### Dataset excerpt ###

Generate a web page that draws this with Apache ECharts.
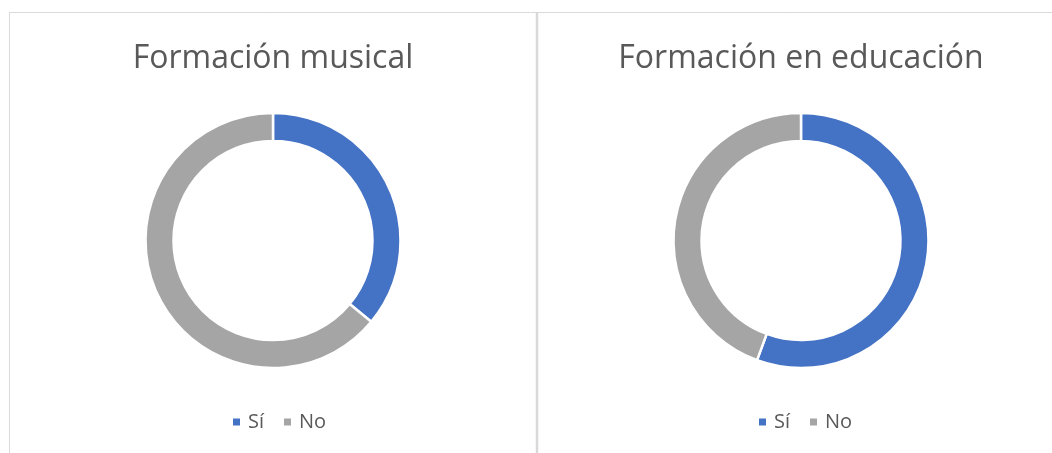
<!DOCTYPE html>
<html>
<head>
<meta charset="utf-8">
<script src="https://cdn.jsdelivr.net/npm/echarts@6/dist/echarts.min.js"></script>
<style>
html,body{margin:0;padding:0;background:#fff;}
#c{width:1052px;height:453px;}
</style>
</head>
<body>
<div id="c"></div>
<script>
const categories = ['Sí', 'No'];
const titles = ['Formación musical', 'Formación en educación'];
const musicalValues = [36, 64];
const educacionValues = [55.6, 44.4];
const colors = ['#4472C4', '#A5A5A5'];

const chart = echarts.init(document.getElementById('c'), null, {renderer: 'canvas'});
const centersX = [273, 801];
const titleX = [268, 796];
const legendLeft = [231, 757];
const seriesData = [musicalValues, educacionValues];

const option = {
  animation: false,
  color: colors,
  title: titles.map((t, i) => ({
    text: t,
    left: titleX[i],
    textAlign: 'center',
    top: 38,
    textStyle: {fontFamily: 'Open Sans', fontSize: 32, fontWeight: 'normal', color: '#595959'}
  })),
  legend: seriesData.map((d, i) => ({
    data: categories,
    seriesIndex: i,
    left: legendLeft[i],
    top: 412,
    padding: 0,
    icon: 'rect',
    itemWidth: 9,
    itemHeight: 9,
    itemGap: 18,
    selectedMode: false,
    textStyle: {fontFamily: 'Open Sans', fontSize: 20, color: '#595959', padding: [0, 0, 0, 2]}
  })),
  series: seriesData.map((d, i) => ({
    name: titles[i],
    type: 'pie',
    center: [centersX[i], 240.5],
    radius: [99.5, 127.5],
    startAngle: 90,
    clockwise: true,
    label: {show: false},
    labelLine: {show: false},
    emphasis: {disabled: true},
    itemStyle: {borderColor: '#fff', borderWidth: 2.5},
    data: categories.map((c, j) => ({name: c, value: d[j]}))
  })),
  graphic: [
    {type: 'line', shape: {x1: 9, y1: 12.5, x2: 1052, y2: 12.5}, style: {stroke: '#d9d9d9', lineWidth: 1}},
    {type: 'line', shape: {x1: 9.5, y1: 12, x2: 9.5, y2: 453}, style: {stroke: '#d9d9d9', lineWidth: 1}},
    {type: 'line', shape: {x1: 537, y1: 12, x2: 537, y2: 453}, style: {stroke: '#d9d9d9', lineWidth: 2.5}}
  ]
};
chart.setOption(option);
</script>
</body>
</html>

###

Send back the data above word for word, with the pictures left out.

*Written solution*.
Generate a web page that draws this with Apache ECharts.
<!DOCTYPE html>
<html>
<head>
<meta charset="utf-8">
<script src="https://cdn.jsdelivr.net/npm/echarts@6/dist/echarts.min.js"></script>
<style>
html,body{margin:0;padding:0;background:#fff;}
#c{width:1052px;height:453px;}
</style>
</head>
<body>
<div id="c"></div>
<script>
const categories = ['Sí', 'No'];
const titles = ['Formación musical', 'Formación en educación'];
const musicalValues = [36, 64];
const educacionValues = [55.6, 44.4];
const colors = ['#4472C4', '#A5A5A5'];

const chart = echarts.init(document.getElementById('c'), null, {renderer: 'canvas'});
const centersX = [273, 801];
const titleX = [268, 796];
const legendLeft = [231, 757];
const seriesData = [musicalValues, educacionValues];

const option = {
  animation: false,
  color: colors,
  title: titles.map((t, i) => ({
    text: t,
    left: titleX[i],
    textAlign: 'center',
    top: 38,
    textStyle: {fontFamily: 'Open Sans', fontSize: 32, fontWeight: 'normal', color: '#595959'}
  })),
  legend: seriesData.map((d, i) => ({
    data: categories,
    seriesIndex: i,
    left: legendLeft[i],
    top: 412,
    padding: 0,
    icon: 'rect',
    itemWidth: 9,
    itemHeight: 9,
    itemGap: 18,
    selectedMode: false,
    textStyle: {fontFamily: 'Open Sans', fontSize: 20, color: '#595959', padding: [0, 0, 0, 2]}
  })),
  series: seriesData.map((d, i) => ({
    name: titles[i],
    type: 'pie',
    center: [centersX[i], 240.5],
    radius: [99.5, 127.5],
    startAngle: 90,
    clockwise: true,
    label: {show: false},
    labelLine: {show: false},
    emphasis: {disabled: true},
    itemStyle: {borderColor: '#fff', borderWidth: 2.5},
    data: categories.map((c, j) => ({name: c, value: d[j]}))
  })),
  graphic: [
    {type: 'line', shape: {x1: 9, y1: 12.5, x2: 1052, y2: 12.5}, style: {stroke: '#d9d9d9', lineWidth: 1}},
    {type: 'line', shape: {x1: 9.5, y1: 12, x2: 9.5, y2: 453}, style: {stroke: '#d9d9d9', lineWidth: 1}},
    {type: 'line', shape: {x1: 537, y1: 12, x2: 537, y2: 453}, style: {stroke: '#d9d9d9', lineWidth: 2.5}}
  ]
};
chart.setOption(option);
</script>
</body>
</html>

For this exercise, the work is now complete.